The Fraubillen cross (Fraubillenkreuz) is a menhir, which has been resculpted into a cross. It stands by a wayside on the Ferschweiler Plateau in the Eifel mountains in Germany, between Ferschweiler, Schankweiler, Nusbaum-Rohrbach and Bollendorf.

According to tradition, the celebrated missionary in the Eifel region, Willibrord refashioned the roughly 5,000-year-old menhir by hand into the shape of a cross as a Christian monument. Two niches for figures have been chiselled into the rock, each surrounded by holes. Today, the cross is about 3.5 metres high.

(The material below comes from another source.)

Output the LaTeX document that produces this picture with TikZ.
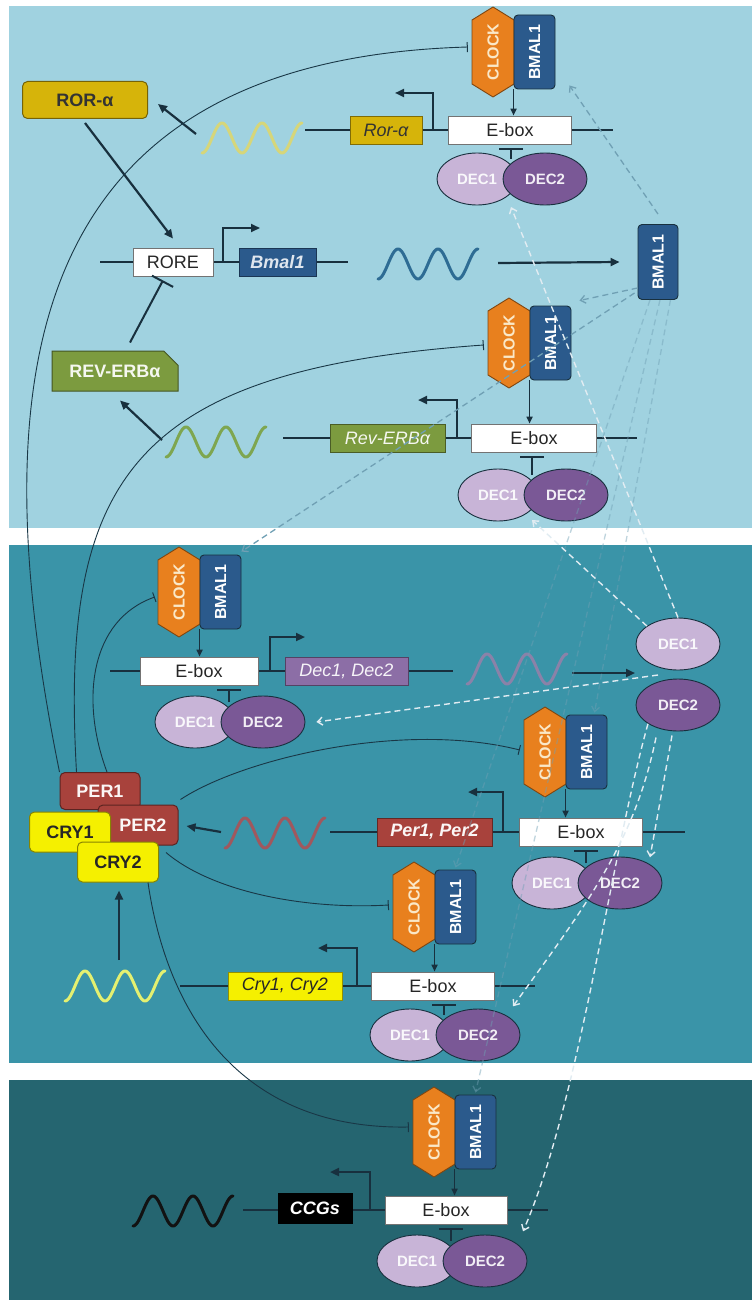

The origin of its name is unclear. It could be derived from Unserer lieben Frau Bild-Kreuz, "Sculpted Cross of Our Dear Lady". Another possibility is that the name is derived from Sibyl, which was given to prophetic women. Evidence of the latter is that the menhir was mentioned in 1617 as the Sybillen Creutz ("Sybil Cross").
The church historian Rainer Neu writes in his book „Willibrord“: The signification of that name lies on hand if interpreted from Dutch or from the dialect of the Rhineland. Here „Billen“ or „Bollen“ design buttocks, so „Fraubillenkreuz“ means exactly what is visible: a „Woman-buttocks-cross“. (page 134)

== Literature ==
- Johannes Groht: Menhire in Deutschland. Landesamt für Denkmalpflege und Archäologie Sachsen-Anhalt, Halle (Saale) 2013, ISBN 978-3-943904-18-5, pp. 339–340.
- Leonard Palzkill: Sauertal ohne Grenzen. Wanderungen durch die deutsch-luxemburgische Felsenlandschaft. Verbandsgemeinde Irrel, Irrel, 2002, ISBN 3-00-008585-8, p. 41: "Fraubillenkreuz".
- Walter Pipke, Ida Leinberger: Die Eifel. Geschichte und Kultur des alten Vulkanlandes zwischen Aachen und Trier. 5th updated edition. DuMont, Cologne, 2006, ISBN 3-7701-3926-7 (DuMont Kunstreiseführer).
- Pierre Kauthen: Vom 'Fraubillenkreuz' zum Grab des hl. Willibrord. In: Hémecht 2011 (63rd year), Issue 1, pp.5-20.